WHAT THE TASK REQUIRES.
Only the lines from the start of the data below through the line that contains "163.34, 163.35, 163.35];" are to be copied, exactly and without pictures.
◇ ◇ ◇ ◇ ◇ ◇ ◇
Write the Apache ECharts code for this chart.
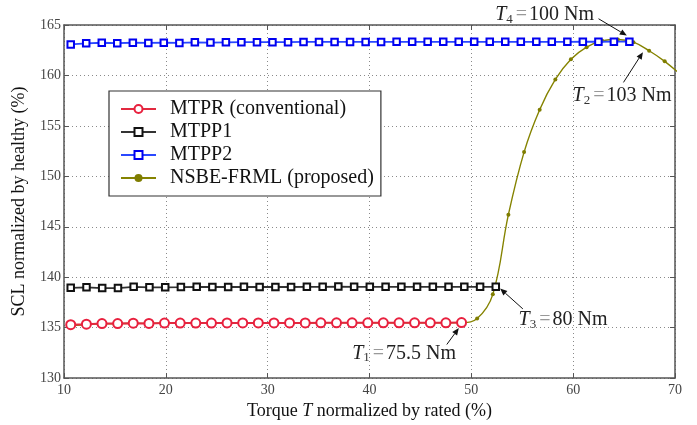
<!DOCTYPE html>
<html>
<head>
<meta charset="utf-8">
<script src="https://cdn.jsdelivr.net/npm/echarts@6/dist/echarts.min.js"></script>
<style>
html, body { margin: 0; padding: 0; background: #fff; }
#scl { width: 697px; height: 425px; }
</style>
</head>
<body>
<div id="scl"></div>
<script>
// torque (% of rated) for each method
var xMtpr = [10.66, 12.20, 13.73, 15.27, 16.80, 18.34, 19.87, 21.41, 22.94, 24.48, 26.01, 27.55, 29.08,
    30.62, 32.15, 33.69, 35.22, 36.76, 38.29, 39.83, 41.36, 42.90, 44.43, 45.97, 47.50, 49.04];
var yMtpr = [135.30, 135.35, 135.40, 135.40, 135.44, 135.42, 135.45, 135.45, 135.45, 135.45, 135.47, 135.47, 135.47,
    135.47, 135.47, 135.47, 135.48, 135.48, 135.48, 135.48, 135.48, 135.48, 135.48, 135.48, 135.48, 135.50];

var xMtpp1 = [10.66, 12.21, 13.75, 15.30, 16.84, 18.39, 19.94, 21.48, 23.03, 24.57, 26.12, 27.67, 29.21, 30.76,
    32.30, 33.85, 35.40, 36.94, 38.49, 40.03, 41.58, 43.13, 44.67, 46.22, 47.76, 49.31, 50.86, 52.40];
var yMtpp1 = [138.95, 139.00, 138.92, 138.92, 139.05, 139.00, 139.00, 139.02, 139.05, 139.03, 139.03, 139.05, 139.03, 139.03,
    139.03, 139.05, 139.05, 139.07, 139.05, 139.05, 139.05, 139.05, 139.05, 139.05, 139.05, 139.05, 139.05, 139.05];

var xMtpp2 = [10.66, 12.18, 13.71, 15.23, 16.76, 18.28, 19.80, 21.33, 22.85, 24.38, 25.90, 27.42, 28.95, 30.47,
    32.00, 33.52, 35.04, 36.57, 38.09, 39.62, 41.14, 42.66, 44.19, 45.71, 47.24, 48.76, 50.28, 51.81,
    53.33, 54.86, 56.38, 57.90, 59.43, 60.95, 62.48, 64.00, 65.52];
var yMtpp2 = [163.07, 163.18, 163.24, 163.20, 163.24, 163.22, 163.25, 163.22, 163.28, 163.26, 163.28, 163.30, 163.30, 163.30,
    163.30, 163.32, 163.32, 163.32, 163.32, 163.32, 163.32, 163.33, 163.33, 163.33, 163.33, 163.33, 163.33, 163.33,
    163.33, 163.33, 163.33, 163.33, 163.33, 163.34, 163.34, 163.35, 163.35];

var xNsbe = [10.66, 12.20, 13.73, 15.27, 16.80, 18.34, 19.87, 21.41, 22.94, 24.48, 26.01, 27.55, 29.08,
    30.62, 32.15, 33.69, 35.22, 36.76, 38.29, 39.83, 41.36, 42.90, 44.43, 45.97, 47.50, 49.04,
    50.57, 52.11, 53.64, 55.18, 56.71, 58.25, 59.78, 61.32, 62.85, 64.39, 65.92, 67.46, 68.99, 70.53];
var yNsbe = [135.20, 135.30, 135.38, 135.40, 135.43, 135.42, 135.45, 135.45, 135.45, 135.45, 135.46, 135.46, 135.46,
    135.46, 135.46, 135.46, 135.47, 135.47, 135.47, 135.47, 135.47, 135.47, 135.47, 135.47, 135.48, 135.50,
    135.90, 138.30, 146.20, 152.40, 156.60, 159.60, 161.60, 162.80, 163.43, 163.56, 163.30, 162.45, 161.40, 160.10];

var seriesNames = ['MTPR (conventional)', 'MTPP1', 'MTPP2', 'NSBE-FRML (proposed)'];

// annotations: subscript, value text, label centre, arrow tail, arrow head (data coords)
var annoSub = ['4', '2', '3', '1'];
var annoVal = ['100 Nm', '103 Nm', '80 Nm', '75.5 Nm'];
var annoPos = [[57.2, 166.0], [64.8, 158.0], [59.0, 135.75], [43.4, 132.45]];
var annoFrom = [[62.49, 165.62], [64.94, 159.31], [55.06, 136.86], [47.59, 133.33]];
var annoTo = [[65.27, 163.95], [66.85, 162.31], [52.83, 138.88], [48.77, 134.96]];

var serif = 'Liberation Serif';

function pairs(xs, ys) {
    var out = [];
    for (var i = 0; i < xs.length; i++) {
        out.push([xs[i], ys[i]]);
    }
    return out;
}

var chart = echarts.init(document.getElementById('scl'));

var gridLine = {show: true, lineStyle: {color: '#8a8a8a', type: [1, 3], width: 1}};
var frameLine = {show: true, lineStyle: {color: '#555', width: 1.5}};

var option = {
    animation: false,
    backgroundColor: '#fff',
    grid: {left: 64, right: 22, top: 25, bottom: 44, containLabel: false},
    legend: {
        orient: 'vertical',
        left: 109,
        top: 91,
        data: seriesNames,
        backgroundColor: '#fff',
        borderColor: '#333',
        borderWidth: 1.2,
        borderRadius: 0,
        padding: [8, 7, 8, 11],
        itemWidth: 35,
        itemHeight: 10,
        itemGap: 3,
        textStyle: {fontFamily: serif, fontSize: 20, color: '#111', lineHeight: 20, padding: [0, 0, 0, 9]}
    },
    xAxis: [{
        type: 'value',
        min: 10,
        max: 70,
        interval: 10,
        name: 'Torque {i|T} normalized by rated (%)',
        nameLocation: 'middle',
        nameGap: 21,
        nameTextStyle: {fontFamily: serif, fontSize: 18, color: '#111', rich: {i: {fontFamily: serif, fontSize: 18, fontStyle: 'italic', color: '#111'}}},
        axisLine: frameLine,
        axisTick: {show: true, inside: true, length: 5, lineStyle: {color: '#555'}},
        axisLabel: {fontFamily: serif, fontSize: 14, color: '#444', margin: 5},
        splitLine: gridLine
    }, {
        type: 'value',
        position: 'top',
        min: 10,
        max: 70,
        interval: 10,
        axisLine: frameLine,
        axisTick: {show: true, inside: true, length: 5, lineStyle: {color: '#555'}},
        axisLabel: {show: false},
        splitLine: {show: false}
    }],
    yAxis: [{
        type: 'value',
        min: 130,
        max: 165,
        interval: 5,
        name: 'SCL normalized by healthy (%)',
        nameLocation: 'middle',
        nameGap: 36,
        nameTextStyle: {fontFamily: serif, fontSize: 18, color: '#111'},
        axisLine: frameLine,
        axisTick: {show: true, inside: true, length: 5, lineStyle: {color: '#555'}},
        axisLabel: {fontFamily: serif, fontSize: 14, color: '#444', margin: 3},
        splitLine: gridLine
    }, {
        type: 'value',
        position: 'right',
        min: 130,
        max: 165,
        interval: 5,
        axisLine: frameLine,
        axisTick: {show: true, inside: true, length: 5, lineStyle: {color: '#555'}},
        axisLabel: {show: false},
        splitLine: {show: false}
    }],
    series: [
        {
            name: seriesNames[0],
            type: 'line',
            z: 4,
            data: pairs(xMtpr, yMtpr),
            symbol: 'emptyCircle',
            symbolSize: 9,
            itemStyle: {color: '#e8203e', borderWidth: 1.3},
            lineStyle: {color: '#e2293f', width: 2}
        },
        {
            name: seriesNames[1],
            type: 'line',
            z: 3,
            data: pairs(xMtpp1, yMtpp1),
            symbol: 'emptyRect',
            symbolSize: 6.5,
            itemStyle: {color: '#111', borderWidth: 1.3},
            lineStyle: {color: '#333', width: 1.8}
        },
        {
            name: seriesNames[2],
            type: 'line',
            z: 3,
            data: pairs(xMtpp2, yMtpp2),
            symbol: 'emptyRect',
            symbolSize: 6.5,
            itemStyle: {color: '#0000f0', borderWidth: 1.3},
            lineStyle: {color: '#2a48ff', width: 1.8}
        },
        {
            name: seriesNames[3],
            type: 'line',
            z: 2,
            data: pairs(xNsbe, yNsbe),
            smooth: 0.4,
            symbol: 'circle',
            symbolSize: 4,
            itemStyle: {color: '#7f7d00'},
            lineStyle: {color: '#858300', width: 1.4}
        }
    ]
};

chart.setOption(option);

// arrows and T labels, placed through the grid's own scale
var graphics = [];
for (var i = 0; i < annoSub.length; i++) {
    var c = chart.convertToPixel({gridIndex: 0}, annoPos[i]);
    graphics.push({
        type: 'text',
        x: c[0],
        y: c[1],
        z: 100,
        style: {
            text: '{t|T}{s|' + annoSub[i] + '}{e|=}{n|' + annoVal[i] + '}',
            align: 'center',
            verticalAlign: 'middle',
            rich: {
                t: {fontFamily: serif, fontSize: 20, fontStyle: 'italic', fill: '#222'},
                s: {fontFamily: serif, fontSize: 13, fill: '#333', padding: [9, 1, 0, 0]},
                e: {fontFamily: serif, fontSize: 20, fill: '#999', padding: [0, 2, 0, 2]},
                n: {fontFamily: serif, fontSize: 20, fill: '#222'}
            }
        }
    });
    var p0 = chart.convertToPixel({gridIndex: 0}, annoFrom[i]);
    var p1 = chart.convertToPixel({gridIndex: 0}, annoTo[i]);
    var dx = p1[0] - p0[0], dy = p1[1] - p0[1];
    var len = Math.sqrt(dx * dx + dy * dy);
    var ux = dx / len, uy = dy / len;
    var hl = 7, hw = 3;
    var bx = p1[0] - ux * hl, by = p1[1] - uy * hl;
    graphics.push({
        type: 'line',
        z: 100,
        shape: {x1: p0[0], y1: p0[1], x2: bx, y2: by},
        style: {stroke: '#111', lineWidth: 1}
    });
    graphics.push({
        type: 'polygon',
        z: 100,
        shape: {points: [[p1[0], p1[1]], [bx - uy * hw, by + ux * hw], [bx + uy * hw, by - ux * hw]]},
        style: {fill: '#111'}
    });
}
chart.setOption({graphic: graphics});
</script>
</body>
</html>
◇ ◇ ◇ ◇ ◇ ◇ ◇
SOLVED EXERCISE.
Write the Apache ECharts code for this chart.
<!DOCTYPE html>
<html>
<head>
<meta charset="utf-8">
<script src="https://cdn.jsdelivr.net/npm/echarts@6/dist/echarts.min.js"></script>
<style>
html, body { margin: 0; padding: 0; background: #fff; }
#scl { width: 697px; height: 425px; }
</style>
</head>
<body>
<div id="scl"></div>
<script>
// torque (% of rated) for each method
var xMtpr = [10.66, 12.20, 13.73, 15.27, 16.80, 18.34, 19.87, 21.41, 22.94, 24.48, 26.01, 27.55, 29.08,
    30.62, 32.15, 33.69, 35.22, 36.76, 38.29, 39.83, 41.36, 42.90, 44.43, 45.97, 47.50, 49.04];
var yMtpr = [135.30, 135.35, 135.40, 135.40, 135.44, 135.42, 135.45, 135.45, 135.45, 135.45, 135.47, 135.47, 135.47,
    135.47, 135.47, 135.47, 135.48, 135.48, 135.48, 135.48, 135.48, 135.48, 135.48, 135.48, 135.48, 135.50];

var xMtpp1 = [10.66, 12.21, 13.75, 15.30, 16.84, 18.39, 19.94, 21.48, 23.03, 24.57, 26.12, 27.67, 29.21, 30.76,
    32.30, 33.85, 35.40, 36.94, 38.49, 40.03, 41.58, 43.13, 44.67, 46.22, 47.76, 49.31, 50.86, 52.40];
var yMtpp1 = [138.95, 139.00, 138.92, 138.92, 139.05, 139.00, 139.00, 139.02, 139.05, 139.03, 139.03, 139.05, 139.03, 139.03,
    139.03, 139.05, 139.05, 139.07, 139.05, 139.05, 139.05, 139.05, 139.05, 139.05, 139.05, 139.05, 139.05, 139.05];

var xMtpp2 = [10.66, 12.18, 13.71, 15.23, 16.76, 18.28, 19.80, 21.33, 22.85, 24.38, 25.90, 27.42, 28.95, 30.47,
    32.00, 33.52, 35.04, 36.57, 38.09, 39.62, 41.14, 42.66, 44.19, 45.71, 47.24, 48.76, 50.28, 51.81,
    53.33, 54.86, 56.38, 57.90, 59.43, 60.95, 62.48, 64.00, 65.52];
var yMtpp2 = [163.07, 163.18, 163.24, 163.20, 163.24, 163.22, 163.25, 163.22, 163.28, 163.26, 163.28, 163.30, 163.30, 163.30,
    163.30, 163.32, 163.32, 163.32, 163.32, 163.32, 163.32, 163.33, 163.33, 163.33, 163.33, 163.33, 163.33, 163.33,
    163.33, 163.33, 163.33, 163.33, 163.33, 163.34, 163.34, 163.35, 163.35];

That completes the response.